Secretary of State Antony Blinken on Monday issued a scathing rebuke against the “undemocratic” elections in Nicaragua, where incumbent President Daniel Ortega is expected to declare victory alongside his wife, Vice President Rosario Murillo. 

Blinken’s statement comes following the close of polls in Nicaragua on Sunday and after at least 75 percent of the votes were reportedly counted in favor of Ortega, a tally criticized by the U.S. and international community as the result of elections that were neither free nor fair. 

“Nicaraguan President Ortega and Vice President Murillo have declared themselves the winners of national elections whose outcome has long been a foregone conclusion,” Blinken said in the statement. 

“The Ortega-Murillo government has deprived Nicaraguans of any real choice by dissolving all genuine opposition parties and imprisoning all the principal presidential candidates.”

Blinken said the U.S. does not recognize Ortega and Murillo’s mandate to govern.  

“This repression and electoral manipulation, widely decried by Nicaraguans and the international community, stripped the November 7 vote of any real significance,” he said.   

The secretary’s statement follows blunt condemnation issued Sunday by President Biden, who called Nicaragua’s election a “sham” process and “a pantomime election that was neither free nor fair, and most certainly not democratic.”

Blinken reiterated calls for the “immediate and unconditional” release of opposition candidates and leaders and said the U.S. would work with the international community on coordinated actions of sanctions, visa restrictions and diplomacy to “promote accountability for those complicit in supporting the Ortega-Murillo government’s undemocratic acts.”  

In June, the Biden administration imposed sanctions on Ortega’s key advisers, including his daughter, after the Nicaraguan president oversaw the arrest of at least four presidential candidates, and other opposition and civil society leaders in what was described as a “wave of oppression” ahead of the November elections.   

Ortega is seeking a fourth consecutive term as president in a contest that has grabbed the attention of the U.S. and international community alleging extraordinary measures of repression and “subversion of democratic norms.”
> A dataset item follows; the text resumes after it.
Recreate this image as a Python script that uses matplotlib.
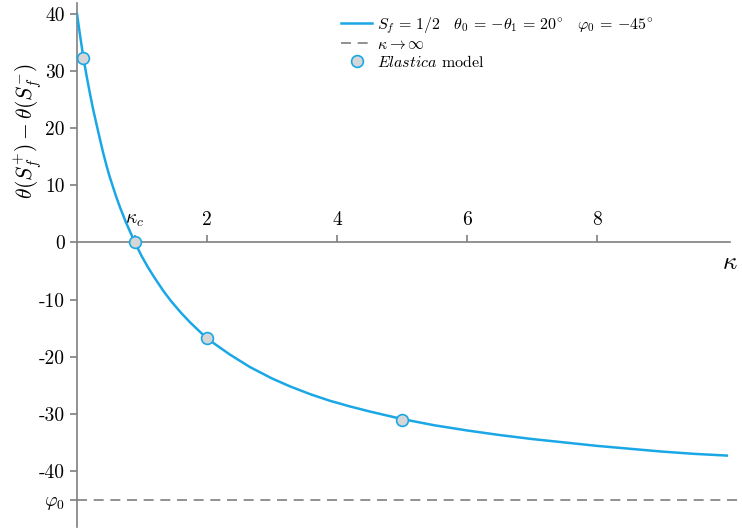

On Sunday, The Associated Press reported that Ortega blasted the United States as interfering in the Central American country’s elections, noted allegations of fraud in America’s 2020 presidential contest, and said that the U.S. calls the Jan. 6 rioters who stormed the Capitol “terrorists.” Ortega also reportedly claimed that the U.S. supported 2018 protests in the country, which he has sought to portray as an illegitimate coup against his leadership.